Data provided:
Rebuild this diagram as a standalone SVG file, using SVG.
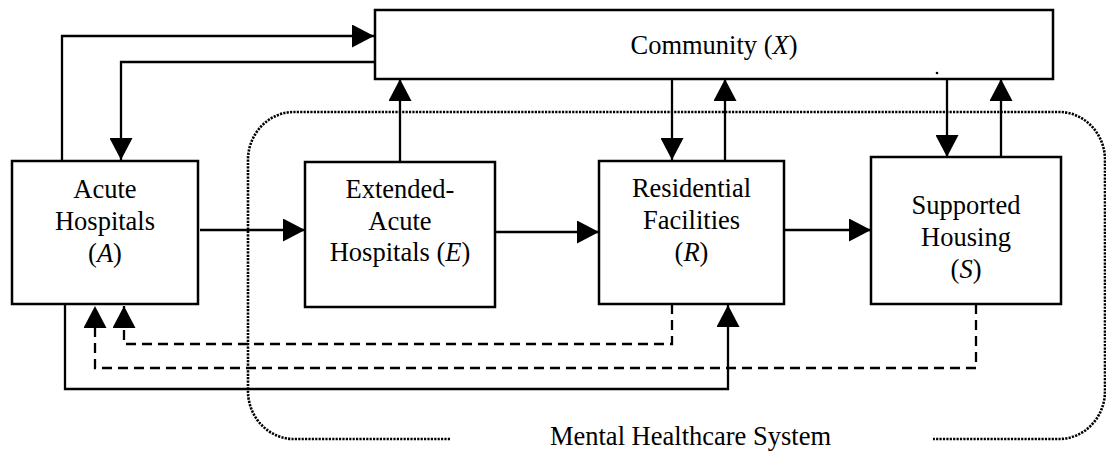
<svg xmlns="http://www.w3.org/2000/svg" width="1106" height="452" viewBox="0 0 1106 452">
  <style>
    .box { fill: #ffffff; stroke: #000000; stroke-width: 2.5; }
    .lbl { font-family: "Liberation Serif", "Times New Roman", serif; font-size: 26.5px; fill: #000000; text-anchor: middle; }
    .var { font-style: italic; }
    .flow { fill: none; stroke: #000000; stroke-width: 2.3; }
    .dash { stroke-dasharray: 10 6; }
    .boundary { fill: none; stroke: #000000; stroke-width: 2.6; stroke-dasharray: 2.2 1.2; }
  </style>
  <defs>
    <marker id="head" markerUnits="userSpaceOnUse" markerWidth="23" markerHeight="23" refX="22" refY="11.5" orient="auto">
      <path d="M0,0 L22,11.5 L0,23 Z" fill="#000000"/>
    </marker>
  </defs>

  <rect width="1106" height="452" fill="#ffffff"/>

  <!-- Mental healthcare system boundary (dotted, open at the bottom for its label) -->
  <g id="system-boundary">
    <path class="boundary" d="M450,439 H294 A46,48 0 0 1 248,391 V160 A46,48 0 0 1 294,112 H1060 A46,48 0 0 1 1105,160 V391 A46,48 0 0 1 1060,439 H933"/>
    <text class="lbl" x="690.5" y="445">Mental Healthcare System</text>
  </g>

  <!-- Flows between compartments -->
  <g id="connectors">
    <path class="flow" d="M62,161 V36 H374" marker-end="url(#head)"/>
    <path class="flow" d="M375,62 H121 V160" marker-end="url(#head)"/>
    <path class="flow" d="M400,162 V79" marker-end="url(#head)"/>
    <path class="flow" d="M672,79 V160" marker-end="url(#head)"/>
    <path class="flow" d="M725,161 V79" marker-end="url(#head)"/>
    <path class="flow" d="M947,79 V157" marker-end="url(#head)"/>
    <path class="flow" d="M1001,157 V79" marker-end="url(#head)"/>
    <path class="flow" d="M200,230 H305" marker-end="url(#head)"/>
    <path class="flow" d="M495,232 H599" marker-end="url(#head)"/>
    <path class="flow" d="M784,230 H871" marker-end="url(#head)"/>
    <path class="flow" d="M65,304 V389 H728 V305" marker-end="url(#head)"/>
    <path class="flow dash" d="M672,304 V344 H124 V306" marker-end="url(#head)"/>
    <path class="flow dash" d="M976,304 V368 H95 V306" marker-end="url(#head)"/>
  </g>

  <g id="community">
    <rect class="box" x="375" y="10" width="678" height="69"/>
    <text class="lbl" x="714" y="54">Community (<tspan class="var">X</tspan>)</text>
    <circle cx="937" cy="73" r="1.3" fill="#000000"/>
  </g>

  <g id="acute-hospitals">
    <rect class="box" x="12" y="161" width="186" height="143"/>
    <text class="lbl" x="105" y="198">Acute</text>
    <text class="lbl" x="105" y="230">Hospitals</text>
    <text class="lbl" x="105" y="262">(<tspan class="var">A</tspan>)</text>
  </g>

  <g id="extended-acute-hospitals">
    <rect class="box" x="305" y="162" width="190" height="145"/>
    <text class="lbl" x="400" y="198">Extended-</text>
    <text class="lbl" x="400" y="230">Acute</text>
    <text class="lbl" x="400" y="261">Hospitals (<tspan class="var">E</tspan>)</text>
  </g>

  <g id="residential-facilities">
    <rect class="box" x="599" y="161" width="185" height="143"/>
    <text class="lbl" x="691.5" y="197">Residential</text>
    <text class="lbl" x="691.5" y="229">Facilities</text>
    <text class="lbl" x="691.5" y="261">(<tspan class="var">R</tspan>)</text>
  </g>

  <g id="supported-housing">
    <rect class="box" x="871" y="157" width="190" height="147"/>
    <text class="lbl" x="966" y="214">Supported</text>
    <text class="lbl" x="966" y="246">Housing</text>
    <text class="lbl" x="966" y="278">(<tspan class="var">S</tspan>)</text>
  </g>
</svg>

What the task asks: From the data above, write out everything exactly except the pictures.

Correct answer:
Rebuild this diagram as a standalone SVG file, using SVG.
<svg xmlns="http://www.w3.org/2000/svg" width="1106" height="452" viewBox="0 0 1106 452">
  <style>
    .box { fill: #ffffff; stroke: #000000; stroke-width: 2.5; }
    .lbl { font-family: "Liberation Serif", "Times New Roman", serif; font-size: 26.5px; fill: #000000; text-anchor: middle; }
    .var { font-style: italic; }
    .flow { fill: none; stroke: #000000; stroke-width: 2.3; }
    .dash { stroke-dasharray: 10 6; }
    .boundary { fill: none; stroke: #000000; stroke-width: 2.6; stroke-dasharray: 2.2 1.2; }
  </style>
  <defs>
    <marker id="head" markerUnits="userSpaceOnUse" markerWidth="23" markerHeight="23" refX="22" refY="11.5" orient="auto">
      <path d="M0,0 L22,11.5 L0,23 Z" fill="#000000"/>
    </marker>
  </defs>

  <rect width="1106" height="452" fill="#ffffff"/>

  <!-- Mental healthcare system boundary (dotted, open at the bottom for its label) -->
  <g id="system-boundary">
    <path class="boundary" d="M450,439 H294 A46,48 0 0 1 248,391 V160 A46,48 0 0 1 294,112 H1060 A46,48 0 0 1 1105,160 V391 A46,48 0 0 1 1060,439 H933"/>
    <text class="lbl" x="690.5" y="445">Mental Healthcare System</text>
  </g>

  <!-- Flows between compartments -->
  <g id="connectors">
    <path class="flow" d="M62,161 V36 H374" marker-end="url(#head)"/>
    <path class="flow" d="M375,62 H121 V160" marker-end="url(#head)"/>
    <path class="flow" d="M400,162 V79" marker-end="url(#head)"/>
    <path class="flow" d="M672,79 V160" marker-end="url(#head)"/>
    <path class="flow" d="M725,161 V79" marker-end="url(#head)"/>
    <path class="flow" d="M947,79 V157" marker-end="url(#head)"/>
    <path class="flow" d="M1001,157 V79" marker-end="url(#head)"/>
    <path class="flow" d="M200,230 H305" marker-end="url(#head)"/>
    <path class="flow" d="M495,232 H599" marker-end="url(#head)"/>
    <path class="flow" d="M784,230 H871" marker-end="url(#head)"/>
    <path class="flow" d="M65,304 V389 H728 V305" marker-end="url(#head)"/>
    <path class="flow dash" d="M672,304 V344 H124 V306" marker-end="url(#head)"/>
    <path class="flow dash" d="M976,304 V368 H95 V306" marker-end="url(#head)"/>
  </g>

  <g id="community">
    <rect class="box" x="375" y="10" width="678" height="69"/>
    <text class="lbl" x="714" y="54">Community (<tspan class="var">X</tspan>)</text>
    <circle cx="937" cy="73" r="1.3" fill="#000000"/>
  </g>

  <g id="acute-hospitals">
    <rect class="box" x="12" y="161" width="186" height="143"/>
    <text class="lbl" x="105" y="198">Acute</text>
    <text class="lbl" x="105" y="230">Hospitals</text>
    <text class="lbl" x="105" y="262">(<tspan class="var">A</tspan>)</text>
  </g>

  <g id="extended-acute-hospitals">
    <rect class="box" x="305" y="162" width="190" height="145"/>
    <text class="lbl" x="400" y="198">Extended-</text>
    <text class="lbl" x="400" y="230">Acute</text>
    <text class="lbl" x="400" y="261">Hospitals (<tspan class="var">E</tspan>)</text>
  </g>

  <g id="residential-facilities">
    <rect class="box" x="599" y="161" width="185" height="143"/>
    <text class="lbl" x="691.5" y="197">Residential</text>
    <text class="lbl" x="691.5" y="229">Facilities</text>
    <text class="lbl" x="691.5" y="261">(<tspan class="var">R</tspan>)</text>
  </g>

  <g id="supported-housing">
    <rect class="box" x="871" y="157" width="190" height="147"/>
    <text class="lbl" x="966" y="214">Supported</text>
    <text class="lbl" x="966" y="246">Housing</text>
    <text class="lbl" x="966" y="278">(<tspan class="var">S</tspan>)</text>
  </g>
</svg>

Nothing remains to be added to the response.